No podría precisar si son más las horas que he pasado con ellas o esperándolas estos días frescos de enero, pero da igual a estas alturas, porque lo que más me recompensa es sentirlas felices, eufóricas después de un largo, duro y extenuante día de compras, llegando a la casa con tantos bolsos que a duras penas podemos cargarlos y sintiendo que ninguna chica de su ciudad tendrá ropa tan linda como la de ellas. Y eso, a su edad, es una cuestión de suma, vital importancia.

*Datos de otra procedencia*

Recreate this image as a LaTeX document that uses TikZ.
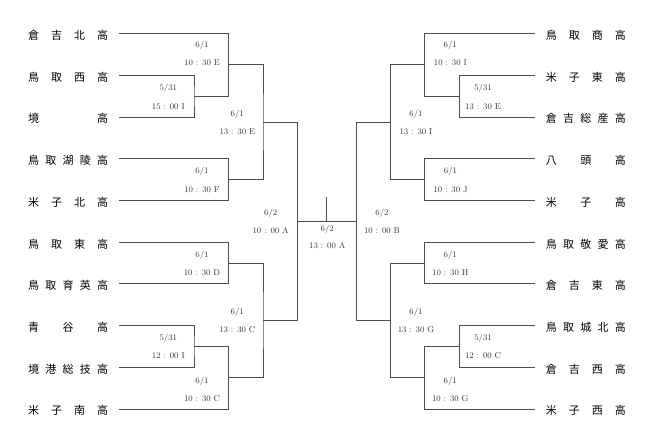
\documentclass[tikz,border=0pt]{standalone}
\usepackage{fontspec}
\newfontfamily\jpfont{Noto Sans CJK JP}
\begin{document}
\begin{tikzpicture}[x=1pt, y=-1pt,
  line/.style={draw=black!70, line width=0.7pt},
  team/.style={inner sep=0pt, font=\jpfont\fontsize{11}{13}\selectfont},
  info/.style={inner sep=0pt, align=center, text=black!80, font=\fontsize{8.5}{18.4}\selectfont}]
\useasboundingbox (0,0) rectangle (654,443);

% Team names
\foreach \name [count=\i] in {倉\hfil 吉\hfil 北\hfil 高, 鳥\hfil 取\hfil 西\hfil 高, 境\hfil 高,
  鳥\hfil 取\hfil 湖\hfil 陵\hfil 高, 米\hfil 子\hfil 北\hfil 高, 鳥\hfil 取\hfil 東\hfil 高,
  鳥\hfil 取\hfil 育\hfil 英\hfil 高, 青\hfil 谷\hfil 高, 境\hfil 港\hfil 総\hfil 技\hfil 高,
  米\hfil 子\hfil 南\hfil 高}
  \node[team, anchor=east] (l\i) at (108.3, {35.3+41.72*(\i-1)}) {\hbox to 80pt{\name}};
\foreach \name [count=\i] in {鳥\hfil 取\hfil 商\hfil 高, 米\hfil 子\hfil 東\hfil 高,
  倉\hfil 吉\hfil 総\hfil 産\hfil 高, 八\hfil 頭\hfil 高, 米\hfil 子\hfil 高,
  鳥\hfil 取\hfil 敬\hfil 愛\hfil 高, 倉\hfil 吉\hfil 東\hfil 高, 鳥\hfil 取\hfil 城\hfil 北\hfil 高,
  倉\hfil 吉\hfil 西\hfil 高, 米\hfil 子\hfil 西\hfil 高}
  \node[team, anchor=west] (r\i) at (545.7, {35.3+41.72*(\i-1)}) {\hbox to 80pt{\name}};

% Line ends beside the names
\foreach \i in {1,...,10} {
  \coordinate (a\i) at (119, {33.5+41.72*(\i-1)});
  \coordinate (b\i) at (534.7, {33.5+41.72*(\i-1)});
}

% Match points, left half
\coordinate (L1a) at (194, 96.1);
\coordinate (L1) at (228.7, 64.8);
\coordinate (L2) at (228.7, 179.5);
\coordinate (L3) at (263, 122.2);
\coordinate (L4) at (228.7, 263.0);
\coordinate (L5a) at (194, 346.4);
\coordinate (L5) at (228.7, 377.7);
\coordinate (L6) at (263, 320.3);
\coordinate (L7) at (297.5, 221.2);

% Match points, right half
\coordinate (R1a) at (459.3, 96.1);
\coordinate (R1) at (424.7, 64.8);
\coordinate (R2) at (424.7, 179.5);
\coordinate (R3) at (390.6, 122.2);
\coordinate (R4) at (424.7, 263.0);
\coordinate (R5a) at (459.3, 346.4);
\coordinate (R5) at (424.7, 377.7);
\coordinate (R6) at (390.6, 320.3);
\coordinate (R7) at (356.2, 221.2);

% Final
\coordinate (F) at (326.8, 221.2);
\coordinate (Ftop) at (326.8, 197);

% Brackets
\draw[line] (a2) -| (L1a) |- (a3);
\draw[line] (a1) -| (L1) |- (L1a);
\draw[line] (a4) -| (L2) |- (a5);
\draw[line] (L1) -| (L3) |- (L2);
\draw[line] (a6) -| (L4) |- (a7);
\draw[line] (a8) -| (L5a) |- (a9);
\draw[line] (L5a) -| (L5) |- (a10);
\draw[line] (L4) -| (L6) |- (L5);
\draw[line] (L3) -| (L7) |- (L6);

\draw[line] (b2) -| (R1a) |- (b3);
\draw[line] (b1) -| (R1) |- (R1a);
\draw[line] (b4) -| (R2) |- (b5);
\draw[line] (R1) -| (R3) |- (R2);
\draw[line] (b6) -| (R4) |- (b7);
\draw[line] (b8) -| (R5a) |- (b9);
\draw[line] (R5a) -| (R5) |- (b10);
\draw[line] (R4) -| (R6) |- (R5);
\draw[line] (R3) -| (R7) |- (R6);

\draw[line] (L7) -- (R7);
\draw[line] (Ftop) -- (F);

% Dates and times
\node[info] (L1t) at (202, 53.5) {6/1\\10 : 30 E};
\node[info] (L1at) at (168.3, 96.9) {5/31\\15 : 00 I};
\node[info] (L3t) at (237.3, 122.5) {6/1\\13 : 30 E};
\node[info] (L2t) at (202, 179.9) {6/1\\10 : 30 F};
\node[info] (L7t) at (270.7, 221.2) {6/2\\10 : 00 A};
\node[info] (L4t) at (202, 263.5) {6/1\\10 : 30 D};
\node[info] (L6t) at (237.3, 320.4) {6/1\\13 : 30 C};
\node[info] (L5at) at (168.3, 346.5) {5/31\\12 : 00 I};
\node[info] (L5t) at (202, 389.3) {6/1\\10 : 30 C};

\node[info] (R1t) at (450.3, 53.5) {6/1\\10 : 30 I};
\node[info] (R1at) at (483, 96.9) {5/31\\13 : 30 E};
\node[info] (R3t) at (416, 122.5) {6/1\\13 : 30 I};
\node[info] (R2t) at (450.5, 179.9) {6/1\\10 : 30 J};
\node[info] (R7t) at (382, 221.2) {6/2\\10 : 00 B};
\node[info] (R4t) at (450.3, 263.5) {6/1\\10 : 30 H};
\node[info] (R6t) at (416, 320.4) {6/1\\13 : 30 G};
\node[info] (R5at) at (483, 346.5) {5/31\\12 : 00 C};
\node[info] (R5t) at (450.3, 389.3) {6/1\\10 : 30 G};

\node[info, font=\fontsize{8.5}{17}\selectfont] (Ft) at (327.3, 237.2) {6/2\\13 : 00 A};
\end{tikzpicture}
\end{document}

Y creo que a cualquier edad es de suma, vital importancia saber que tienes a un padre dispuesto a comprarte todo lo que le pides, incluso si no lo necesitas, especialmente si no lo necesitas, y dispuesto además a esperarte leyendo alguna tontería mientras compras esas cosas que no necesitas pero que te hacen feliz. Supongo que el amor se demuestra precisamente en esas circunstancias: esperando, pagando, cargando, entrando a otra tienda a la que no quisieras entrar, esperando un poco más.

Se podría decir que estoy educando a mis hijas equivocadamente en el lujo, el exceso y la frivolidad y que debería imponerles unos límites, una cierta disciplina. Yo prefiero creer que la vida se encargará, con su previsible crueldad, de imponerles esos límites y esas inevitables decepciones. Yo prefiero, mientras me quede algo de plata y de vida, seguir jugando el papel de padre dispendioso, sumiso y cantinflesco, casi una mascota para ellas o un empleado doméstico más. Porque es así como quisiera que me recuerden cuando ya no esté: como ese hombre resignado y paciente que les daba plata y se sentaba a esperar sin apuro mientras ellas compraban toda la ropa del mundo para ser las chicas más lindas del mundo. Yo, al menos, las recordaré siempre, lleven la ropa que lleven, como las chicas más lindas del mundo.